As a political crisis in Thailand drags on, pressure is mounting on the country's central bank to lower interest rates.

The case for a cut: Inflation is benign and with political turmoil hurting confidence and threatening to derail a generally resilient economy, the central bank should seize the opportunity and act now, some economists say.

(Read more: Thai protesters march on, defiant after grenade attack)

The case against: Interest rates were cut twice last year, lending the economy some support and further easing could exacerbate the outflow of foreign cash if jitters about Federal Reserve tapering return to emerging markets, others argue.

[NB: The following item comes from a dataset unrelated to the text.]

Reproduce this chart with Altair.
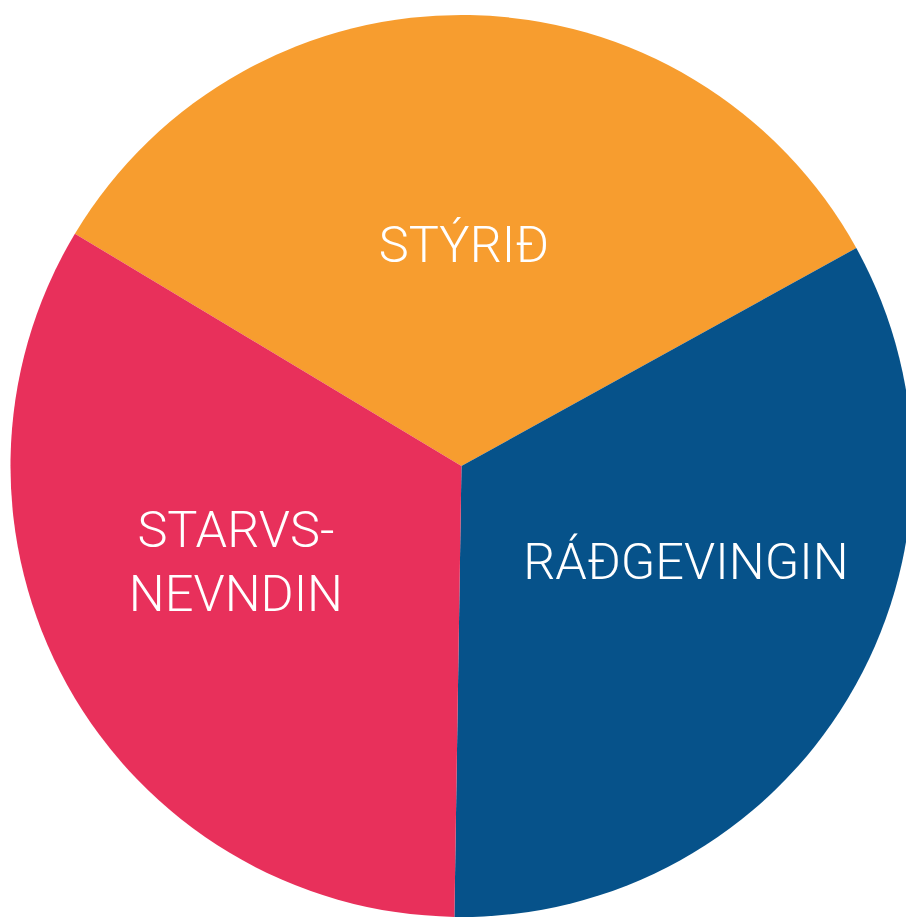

"It's certainly looking like there's a pretty good chance of a rate cut this week," said Sean Callow, senior currency strategist at Westpac Bank in Sydney. "They [Thai central bankers] have in the past placed some weight on political instability and the damage it can cause the economy."

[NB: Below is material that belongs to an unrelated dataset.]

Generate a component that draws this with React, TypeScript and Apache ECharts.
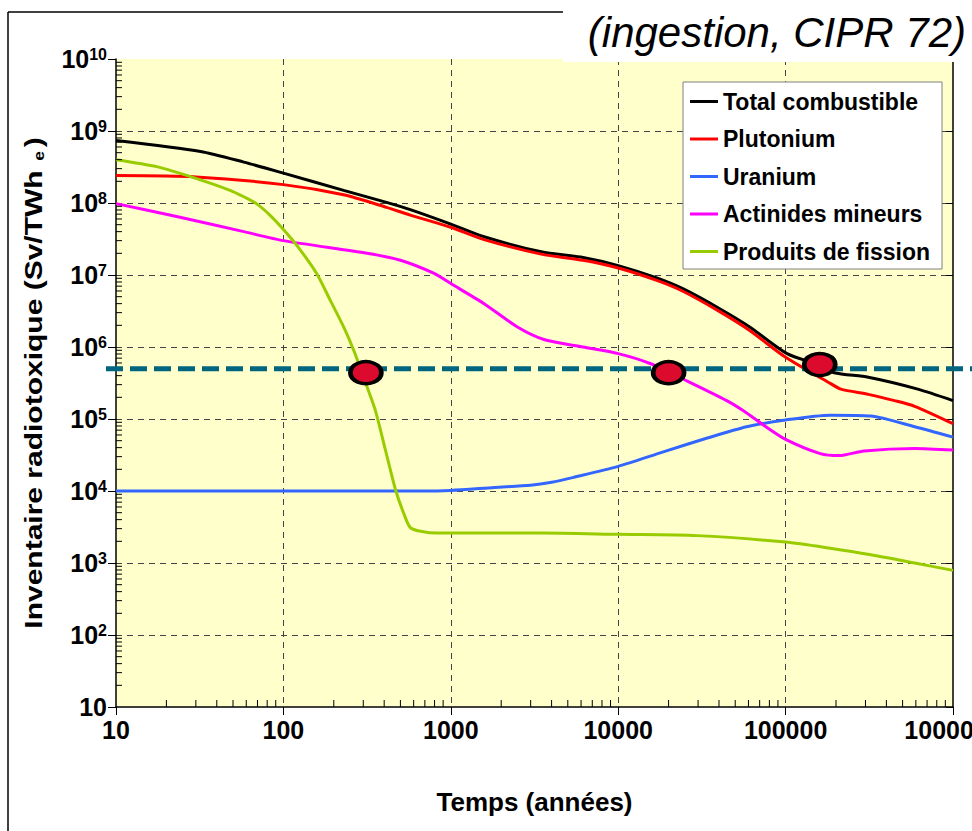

Claudio Piron, head of emerging markets rates strategy at Bank of America Merrill Lynch, said markets are pricing in about a 60 percent chance of a rate cut at Wednesday's Bank of Thailand (BOT) meeting.

Anti-government protester waves a Thailand flag over the crowd in front of Victory Monument.Ben Horton | Getty Images

At its last meeting in November, the BOT lowered its key rate by 25 basis points to 2.25 percent.

Since then, anti-government protests have ratcheted up, prompting Prime Minister Yingluck Shinawatra to dissolve parliament in December and call fresh elections for February 9.

(Read more: We don't mind losing 'fair elections': Abhisit)

Two recent grenade attacks at protest sites in Bangkok, the Thai capital, have sparked worries that the government will be forced to postpone elections, while there are signs that the unrest is taking a toll on the economy.

Thailand's finance ministry has cut its 2014 growth forecast for the second time in a month, to 3.1 percent from 4 percent. It said that infrastructure spending has been delayed amid the political unrest.

The Thai baht meanwhile has weakened more than three percent against the U.S. dollar over the past two months and the local stock market is down 0.7 percent so far in January, underperforming its Southeast Asian peers.